I wanted Maradona to at least make it to 60. It’s a decent lifespan. And the greatest footballer in history along with Pele deserves one.
Messi and Ronaldo, elevated to ‘the greatest’ status by some fans, are alright. On manicured surfaces and with rules that forbid defenders from butchering them, Messi and Ronaldo are excellent. Throw them in matches played in muck and blood, or the heat and vomit of daytime Mexico. Let them play for a hopeless team in the Serie A and take it to the top two years in a row, like Maradona did with Napoli. Let us see the consistency the modern greats manage then.
Pele, with three World Cup titles, has a better collection of trophies than Maradona. But as an individual experience, Maradona stands above Pele. Left-footed and with the ability to dribble past defenders at pace, Maradona was one of a kind. When he scored the greatest goal in World Cup history, against England in the quarterfinals in 1986, he ran 60 yards, almost three cricket pitches, in about 10 seconds past five English players. He did that in the sapping heat and altitude of Mexico City. He did that on the uneven pitch of the otherwise magnificent Azteca Stadium. The modern greats will need to stop for a drink and a massage if they were to go on a run like that in those conditions.
Agreed, the Hand of God goal, scored by Maradona with his left fist, shouldn’t stand. There is nothing to be proud of about it. Maradona and the Argentine people use euphemisms such as ‘street smartness’ to legitimise the goal. That’s nonsense. It was cheating.

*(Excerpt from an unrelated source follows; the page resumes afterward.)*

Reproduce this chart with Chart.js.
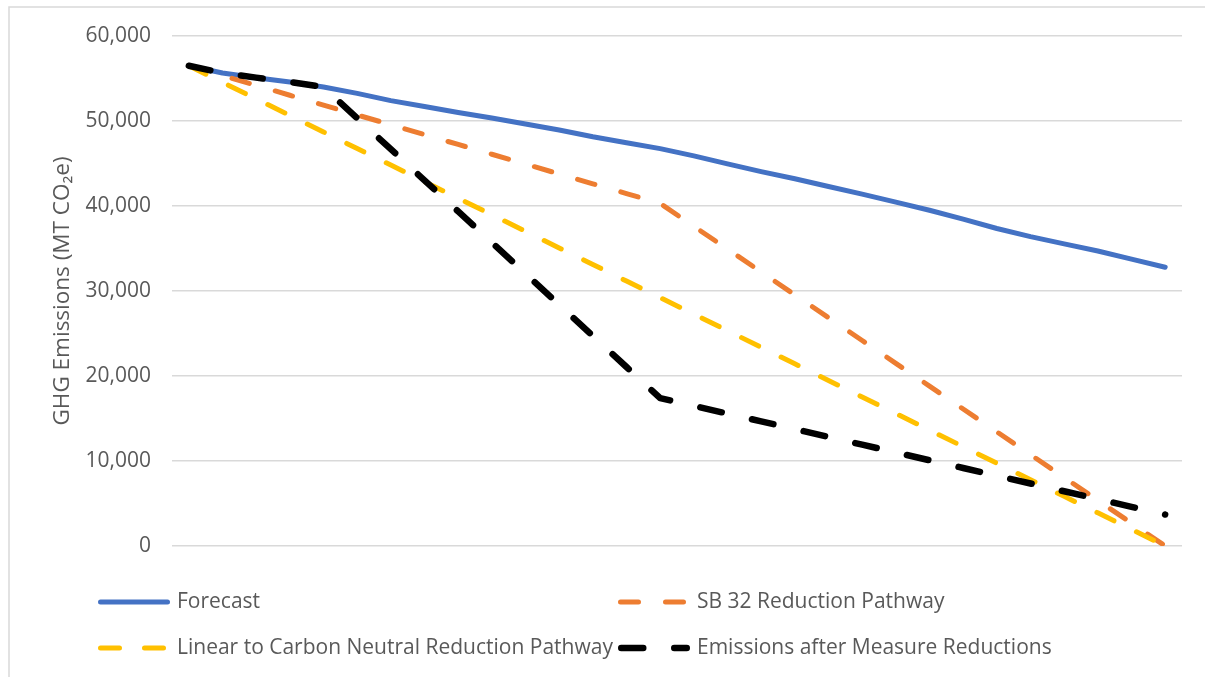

But the point is, even if the goal was disallowed, the score would have been 1-1. The match would have gone into extra-time. True, it would have been a different England on the pitch, not a deflated, angry England. But that’s hypothesis, in which the possibility of Maradona conjuring up another goal must also be factored in. After all, he did create goals out of nothing against Belgium just days later in the semis, even when no decision had gone against the opposition to crush their morale.
The other bit that proves Maradona’s greatness is that despite the Hand of God goal, no one grudges him the 1986 World Cup. In fact, it is almost universally agreed that no one man has left a similar stamp of authority on a World Cup in the 34 years since. There have been eight editions of the tournament after 1986. There have been some standout individual efforts, such as Lothar Matthaus in 1990, Zinedine Zidane in 1998, Ronaldo (Brazil) in 2002 and Kylian Mbappe in 2018. But none had the cocktail of great goals, assists and theatre as Maradona.
Along with the play, Maradona brought an electrifying charisma and pathos to the game which moved entire countries. At times it was exaggerated, but for the most part it was genuine. If fouled he would grimace and fold his hands and plead with the referee for fairness. In defeat he would look skyward and weep, knowing well the cameras were on him. If he scored or won he would grin ear to ear and open his arms to the fans. He certainly was a man of the people, born in a tin slum in Buenos Aires, which did not have water or electricity, and where he once fell in a deep pile of fecal matter and was pulled out by his uncle Cirilo.
Maradona has visited India thrice. His most recent trip was to Kolkata in 2017. I booked tickets to go because Maradona is one sports idol I have not seen in person. But he rescheduled his trip a couple of times. I ended up not going. When I saw visuals of that visit, however, I felt I had not missed much. Maradona was on crutches, or hobbling along. Worse, the light had left his eyes. This wasn’t the full-of-life Maradona I knew.Since then, Maradona’s speech has become more slurred. And he seems to have undergone a facelift which makes him look like a ridiculous geriatric-cherub with white stubble on artificially pink cheeks. But at least he is alive. And a little bit of the old spunk remains. In a commemorative interview with France Football a few days ago, he said he dreams of scoring another goal against the English, “this time with my right hand.”